Seu ídolo maior no esporte não foi Messi ou CR7, os preferidos de hoje. Foi Defoe. O jogador acumulou em sua carreira uma passagem pelo Sunderland, time do coração de Bradley. Mas não permaneceu por muito tempo nos Black Cats. Utilizou-se de uma cláusula que determinava sua saída em caso de rebaixamento. No entanto, o curto período foi suficiente para que Bradley reconhecesse Defoe com um herói.

Um herói de carne e osso, pois o atacante, entendedor de seu papel, rompeu o conservadorismo da relação do ídolo com o fã e tornou-se também o melhor amigo da criança, acompanhando-a até o leito de morte.

Ao saber do falecimento de Bradley, Defoe foi às redes sociais e não se conteve. “Você nunca vai saber a diferença que fez para mim, como pessoa. Vou sempre carregá-lo em meu coração. Durma bem, pequenininho. Meu melhor amigo”, escreveu.

Em um mundo esportivo de relações cada vez mais superficiais, em que a arrogância impera aliada à ganância do querer e do poder, poucos são os atletas capazes de tamanho desprendimento.

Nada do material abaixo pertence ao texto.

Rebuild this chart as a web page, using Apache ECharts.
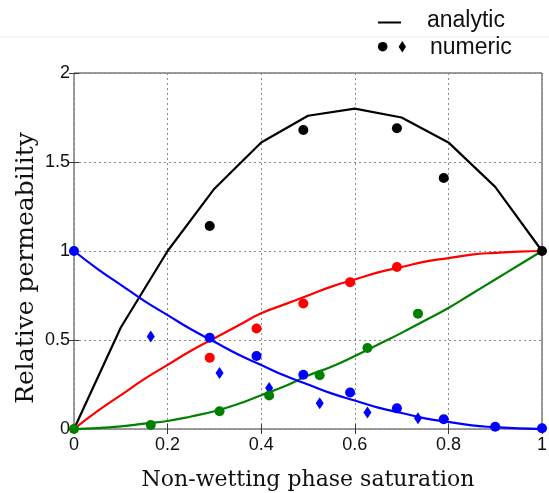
<!DOCTYPE html>
<html>
<head>
<meta charset="utf-8">
<script src="https://cdn.jsdelivr.net/npm/echarts@6/dist/echarts.min.js"></script>
<style>
  html, body { margin: 0; padding: 0; background: #fff; }
  #chart { width: 549px; height: 493px; }
</style>
</head>
<body>
<div id="chart"></div>
<script>
// Saturation samples for the analytic curves
const satCoarse = [0, 0.1, 0.2, 0.3, 0.4, 0.5, 0.6, 0.7, 0.8, 0.9, 1.0];
const satFine = [0, 0.05, 0.1, 0.15, 0.2, 0.25, 0.3, 0.35, 0.4, 0.45, 0.5,
                 0.55, 0.6, 0.65, 0.7, 0.75, 0.8, 0.85, 0.9, 0.95, 1.0];

// Analytic curves
const blackAnalytic = [0, 0.57, 1.0, 1.35, 1.61, 1.76, 1.80, 1.75, 1.61, 1.36, 1.0];
const redAnalytic = [0, 0.10, 0.19, 0.28, 0.36, 0.44, 0.51, 0.58, 0.65, 0.70, 0.75,
                     0.80, 0.84, 0.88, 0.91, 0.94, 0.96, 0.98, 0.99, 0.997, 1.0];
const blueAnalytic = [1.0, 0.90, 0.81, 0.72, 0.64, 0.56, 0.49, 0.42, 0.36, 0.30, 0.25,
                      0.20, 0.16, 0.12, 0.09, 0.06, 0.04, 0.02, 0.01, 0.003, 0];
const greenAnalytic = [0, 0.005, 0.015, 0.03, 0.045, 0.07, 0.10, 0.14, 0.19, 0.24, 0.30,
                       0.35, 0.41, 0.475, 0.54, 0.61, 0.68, 0.76, 0.84, 0.92, 1.0];

// Numeric results
const blackNumX = [0.29, 0.49, 0.69, 0.79, 1.0];
const blackNumY = [1.14, 1.68, 1.69, 1.41, 1.0];
const redNumX = [0.29, 0.39, 0.49, 0.59, 0.69];
const redNumY = [0.40, 0.565, 0.705, 0.825, 0.91];
const blueNumX = [0, 0.29, 0.39, 0.49, 0.59, 0.69, 0.79, 0.90, 1.0];
const blueNumY = [1.0, 0.513, 0.41, 0.305, 0.205, 0.116, 0.055, 0.013, 0.004];
const blueDiaX = [0.164, 0.311, 0.417, 0.525, 0.627, 0.735];
const blueDiaY = [0.52, 0.315, 0.23, 0.145, 0.092, 0.06];
const greenNumX = [0, 0.164, 0.311, 0.417, 0.525, 0.627, 0.735];
const greenNumY = [0, 0.022, 0.10, 0.188, 0.302, 0.455, 0.648];

const xTicks = [0, 0.2, 0.4, 0.6, 0.8, 1];
const yTicks = [0, 0.5, 1, 1.5, 2];

const BLACK = '#000000', RED = '#ff0000', BLUE = '#0000ff', GREEN = '#008000';
const AXIS = '#3a3a3a';

function pairs(xs, ys) { return xs.map((x, i) => [x, ys[i]]); }

function line(name, xs, ys, color, smooth, z) {
  return {
    name, type: 'line', data: pairs(xs, ys), smooth: smooth,
    showSymbol: false, symbol: 'none', z: z,
    lineStyle: { color: color, width: 2.2 }, itemStyle: { color: color },
    animation: false
  };
}
function dots(name, xs, ys, color, symbol, size, z) {
  return {
    name, type: 'scatter', data: pairs(xs, ys), symbol: symbol, symbolSize: size,
    itemStyle: { color: color, opacity: 1 }, clip: false, z: z, animation: false
  };
}

const tickFont = { fontFamily: 'Liberation Sans', fontSize: 18, color: '#111' };

const chart = echarts.init(document.getElementById('chart'), null, { renderer: 'canvas' });
chart.setOption({
  backgroundColor: '#ffffff',
  animation: false,
  grid: {
    left: 74, right: 7, top: 73, bottom: 64,
    outerBoundsMode: 'none',
    show: true, borderColor: AXIS, borderWidth: 1, backgroundColor: 'transparent'
  },
  xAxis: [{
    type: 'value', min: xTicks[0], max: xTicks[xTicks.length - 1], interval: 0.2,
    name: 'Non-wetting phase saturation', nameLocation: 'middle', nameGap: 40,
    nameTextStyle: { fontFamily: 'DejaVu Serif', fontSize: 22, color: '#111' },
    axisLine: { show: false },
    axisTick: { inside: true, length: 5, lineStyle: { color: AXIS } },
    axisLabel: Object.assign({ margin: 7 }, tickFont),
    splitLine: { show: true, lineStyle: { type: [2, 3], color: '#8a8a8a', width: 1 } }
  }, {
    type: 'value', position: 'top', min: 0, max: 1, interval: 0.2,
    axisLine: { show: false }, axisLabel: { show: false }, splitLine: { show: false },
    axisTick: { inside: true, length: 5, lineStyle: { color: AXIS } }
  }],
  yAxis: [{
    type: 'value', min: yTicks[0], max: yTicks[yTicks.length - 1], interval: 0.5,
    axisLine: { show: false },
    axisTick: { inside: true, length: 5, lineStyle: { color: AXIS } },
    axisLabel: Object.assign({ margin: 4 }, tickFont),
    splitLine: { show: true, lineStyle: { type: [2, 3], color: '#8a8a8a', width: 1 } }
  }, {
    type: 'value', position: 'right', min: 0, max: 2, interval: 0.5,
    axisLine: { show: false }, axisLabel: { show: false }, splitLine: { show: false },
    axisTick: { inside: true, length: 5, lineStyle: { color: AXIS } }
  }],
  graphic: [
    // y-axis title, set a little below the axis middle
    { type: 'text', x: 26, y: 268, rotation: Math.PI / 2,
      style: { text: 'Relative permeability', font: '25px "DejaVu Serif"', fill: '#111',
               align: 'center', verticalAlign: 'middle' } },
    // legend
    { type: 'line', shape: { x1: 0, y1: 37, x2: 549, y2: 37 }, style: { stroke: '#eeeeee', lineWidth: 1 } },
    { type: 'line', shape: { x1: 378, y1: 22.5, x2: 401, y2: 22.5 }, style: { stroke: '#000', lineWidth: 2 } },
    { type: 'circle', shape: { cx: 382.7, cy: 46.7, r: 4.8 }, style: { fill: '#000' } },
    { type: 'polygon', shape: { points: [[402.3, 41], [406, 46.7], [402.3, 52.4], [398.6, 46.7]] }, style: { fill: '#000' } },
    { type: 'text', left: 427, top: 9, style: { text: 'analytic', font: '23px "Liberation Sans"', fill: '#111' } },
    { type: 'text', left: 430, top: 36, style: { text: 'numeric', font: '23px "Liberation Sans"', fill: '#111' } }
  ],
  series: [
    line('black analytic', satCoarse, blackAnalytic, BLACK, false, 2),
    line('red analytic', satFine, redAnalytic, RED, true, 2),
    line('green analytic', satFine, greenAnalytic, GREEN, true, 2),
    line('blue analytic', satFine, blueAnalytic, BLUE, true, 2),
    dots('red numeric', redNumX, redNumY, RED, 'circle', 10, 3),
    dots('blue diamond numeric', blueDiaX, blueDiaY, BLUE, 'diamond', [8, 12], 3),
    dots('green numeric', greenNumX, greenNumY, GREEN, 'circle', 10, 4),
    dots('blue numeric', blueNumX, blueNumY, BLUE, 'circle', 10, 4),
    dots('black numeric', blackNumX, blackNumY, BLACK, 'circle', 10, 5)
  ]
});
</script>
</body>
</html>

Poucos também são aqueles esportistas que conseguem entender seu papel como um exemplo, não apenas como ícones do sucesso daquele velho chavão: “venceu na vida”. Heróis para milhares de Bradleys, que nas batalhas diárias encontram nos gols, ou nas conquistas de outros, as suas próprias vitórias. Sucessos, por vezes, pequeninos, porém, gigantescos quando se tem a vida em jogo, em que tudo que estanca a dor é celebrar um gol.

O que falta ao futebol e ao esporte profissional é que ele seja mais humano. Trazer aquele distante personagem do álbum de figurinhas mais próximo das pessoas. Reconhecer que sem Bradleys, sem os torcedores e os fãs, eles, os atletas, jamais seriam o que são.